Step 1) Make your home screen 1 page (2 minutes)
Aim for a home screen that feels calm and obvious.
Keep only essentials, like:
Phone
Messages
Calendar
Maps
Music
Banking
Routinery (or your routine tool)
Everything else goes into one folder.
✅ Tip: You’re not deleting your apps.
You’re just removing visual clutter.
Step 2) Move distracting apps out of reach (1 minute)
Don’t delete them if that feels too intense.
Just hide them:
inside a folder
off the home screen
on the last page
This creates friction—a tiny pause before you scroll.
And that pause is powerful.
Step 3) Turn off your top 5 notifications (2 minutes)
Notifications are the biggest stress multiplier.
Pick your worst offenders:
social apps
shopping
news
games
“random reminder” apps
Keep only what you truly need.
✅ You can always turn them back on later.
This is an experiment, not a personality test.
Step 4) Delete 20 photos (1 minute)
Quick win. No perfection.
Delete:
screenshots you don’t need
duplicate photos
blurry images
random downloads
This gives your brain a real “cleaner” feeling fast.
Step 5) Add one calming touch (1 minute)
Choose just one:
remove widgets you never use
change wallpaper to something neutral
move your most-used app to the easiest spot
add one helpful widget (calendar / routine reminder)
Done.
Stop after 7 minutes.
The “Friction Rule” (The Real Secret to Less Scrolling)
You don’t need to become more disciplined.
You need unwanted behaviors to be slightly harder than the better option.
If doomscrolling is one tap away, it becomes the default.
But if it’s buried in a folder, you get one small moment to think:
“Do I actually want to do this right now?”
That moment of choice is where your control comes back.
Make It a Weekly Habit (So It Stays Clean)
Phone clutter builds up slowly.
So instead of doing one intense digital detox, try this instead:
✅ once a week (7 minutes)
Good times:
Sunday evening
Monday morning
Friday after work
Small resets prevent the “my brain feels loud” buildup.
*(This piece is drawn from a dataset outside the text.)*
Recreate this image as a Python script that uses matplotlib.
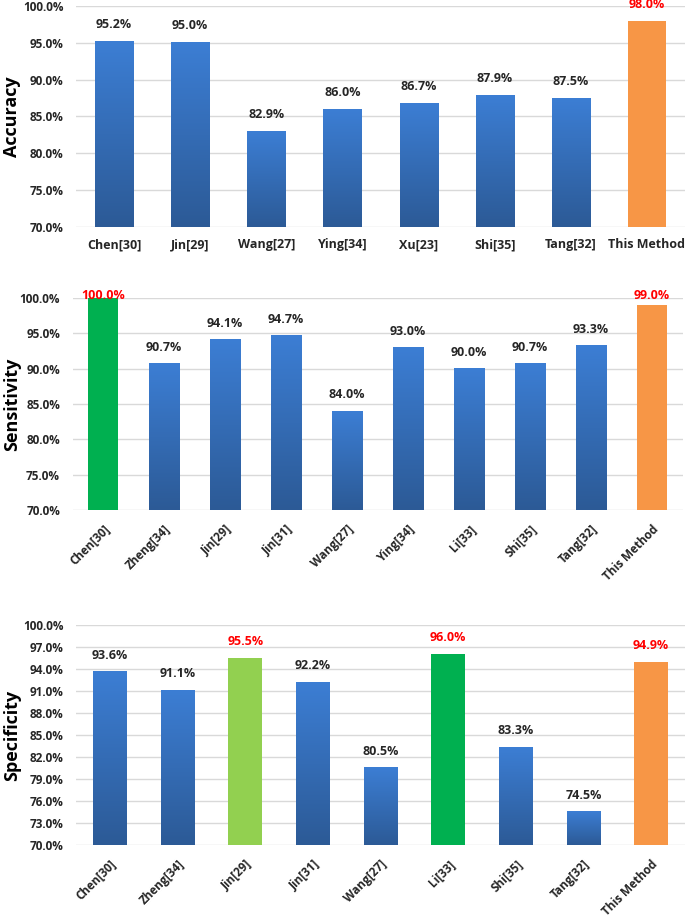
import numpy as np
import matplotlib
matplotlib.use('Agg')
import matplotlib.pyplot as plt
from matplotlib.colors import LinearSegmentedColormap

plt.rcParams['font.family'] = ['Open Sans', 'DejaVu Sans']
plt.rcParams['font.weight'] = 'bold'

# data
acc_names = ['Chen[30]', 'Jin[29]', 'Wang[27]', 'Ying[34]', 'Xu[23]', 'Shi[35]', 'Tang[32]', 'This Method']
acc_values = [95.2, 95.0, 82.9, 86.0, 86.7, 87.9, 87.5, 98.0]

sen_names = ['Chen[30]', 'Zheng[34]', 'Jin[29]', 'Jin[31]', 'Wang[27]', 'Ying[34]', 'Li[33]', 'Shi[35]', 'Tang[32]', 'This Method']
sen_values = [100.0, 90.7, 94.1, 94.7, 84.0, 93.0, 90.0, 90.7, 93.3, 99.0]

spe_names = ['Chen[30]', 'Zheng[34]', 'Jin[29]', 'Jin[31]', 'Wang[27]', 'Li[33]', 'Shi[35]', 'Tang[32]', 'This Method']
spe_values = [93.6, 91.1, 95.5, 92.2, 80.5, 96.0, 83.3, 74.5, 94.9]

# bar colours: 'b' = blue gradient, others solid
acc_colors = ['b', 'b', 'b', 'b', 'b', 'b', 'b', '#F79646']
sen_colors = ['#00B050', 'b', 'b', 'b', 'b', 'b', 'b', 'b', 'b', '#F79646']
spe_colors = ['b', 'b', '#92D050', 'b', 'b', '#00B050', 'b', 'b', '#F79646']

blue_grad = LinearSegmentedColormap.from_list('bg', ['#2C5A96', '#3C7ED4'])
grad = np.linspace(0, 1, 256).reshape(-1, 1)


def panel(rect, names, values, colors, ylabel, yticks, rotate, label_top):
    ax = fig.add_axes(rect)
    x = np.arange(len(names))
    bars = ax.bar(x, values, width=0.5, bottom=0, color='none', zorder=3)
    for b, v, c in zip(bars, values, colors):
        x0 = b.get_x()
        x1 = x0 + b.get_width()
        if c == 'b':
            ax.imshow(grad, extent=[x0, x1, 70, v], origin='lower', cmap=blue_grad,
                      aspect='auto', zorder=3)
        else:
            ax.fill_between([x0, x1], 70, v, color=c, zorder=3, lw=0)
        txt_col = '#262626' if c == 'b' else '#FF0000'
        ax.text(x0 + b.get_width() / 2, min(v + 2.3, label_top), '%.1f%%' % v,
                ha='center', va='center', fontsize=9, color=txt_col,
                fontweight='bold', clip_on=False, zorder=4)
    ax.set_xlim(-0.5, len(names) - 0.5)
    ax.set_ylim(70, 100)
    ax.set_yticks(yticks)
    ax.set_yticklabels(['%.1f%%' % t for t in yticks], fontsize=8.5, color='#262626',
                       fontweight='bold')
    ax.grid(axis='y', color='#D9D9D9', lw=1, zorder=0)
    for s in ax.spines.values():
        s.set_visible(False)
    ax.tick_params(length=0)
    ax.tick_params(axis='y', pad=9)
    ax.set_xticks(x)
    if rotate:
        ax.set_xticklabels(names, rotation=45, ha='right', rotation_mode='anchor',
                           fontsize=8.5, color='#262626', fontweight='bold')
        ax.tick_params(axis='x', pad=9)
    else:
        ax.set_xticklabels(names, fontsize=9, color='#262626', fontweight='bold')
        ax.tick_params(axis='x', pad=8)
    ax.set_ylabel(ylabel, fontsize=13, fontweight='bold')
    # ylabel anchored on its right edge, about 21 px from the figure's left side
    ax.yaxis.set_label_coords(-(rect[0] * 685 - 21) / (rect[2] * 685), 0.5)
    return ax


fig = plt.figure(figsize=(6.85, 9.17), dpi=100)

panel([0.111, 0.7525, 0.889, 0.241], acc_names, acc_values, acc_colors,
      'Accuracy', np.arange(70, 101, 5), False, 100.15)
panel([0.106, 0.4438, 0.8905, 0.2312], sen_names, sen_values, sen_colors,
      'Sensitivity', np.arange(70, 101, 5), True, 100.4)
panel([0.111, 0.0785, 0.889, 0.240], spe_names, spe_values, spe_colors,
      'Specificity', np.arange(70, 101, 3), True, 101)

plt.savefig('out.png', dpi=100)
A Calm Default on Your Phone
If your phone is the place you lose time, it can also be the place you regain it.
A routine tool like Routinery can help by giving you a simple “default sequence” when you feel scattered, like:
2-minute reset
5-minute focus block
evening wind-down
7-minute phone declutter reset
So instead of thinking “what should I do next?”
you follow one small step at a time.
And if your day changes, you can shorten the routine instantly.
FAQ: Declutter Your Phone
Does decluttering your phone really reduce stress?
Yes—because it reduces notification noise, visual clutter, and decision fatigue. Even one calmer home screen can make your brain feel less “switched on.”
What apps should stay on my home screen?
Keep only what supports daily life: communication, calendar, navigation, music, and one “support tool” app (like a routine or focus app). Everything else can live in folders.
How often should I declutter my phone?
A quick 5–10 minute reset once a week is usually enough. Consistency beats occasional deep cleans.
Should I delete social media apps to stop scrolling?
You can, but you don’t have to. For many people, moving them off the home screen and turning off notifications is already a big improvement—without feeling extreme.
Closing: Start With the Smallest Reset
If your home feels overwhelming, start with your phone.
Because progress isn’t about doing everything.
It’s about making one thing lighter today—so your brain has more room to breathe.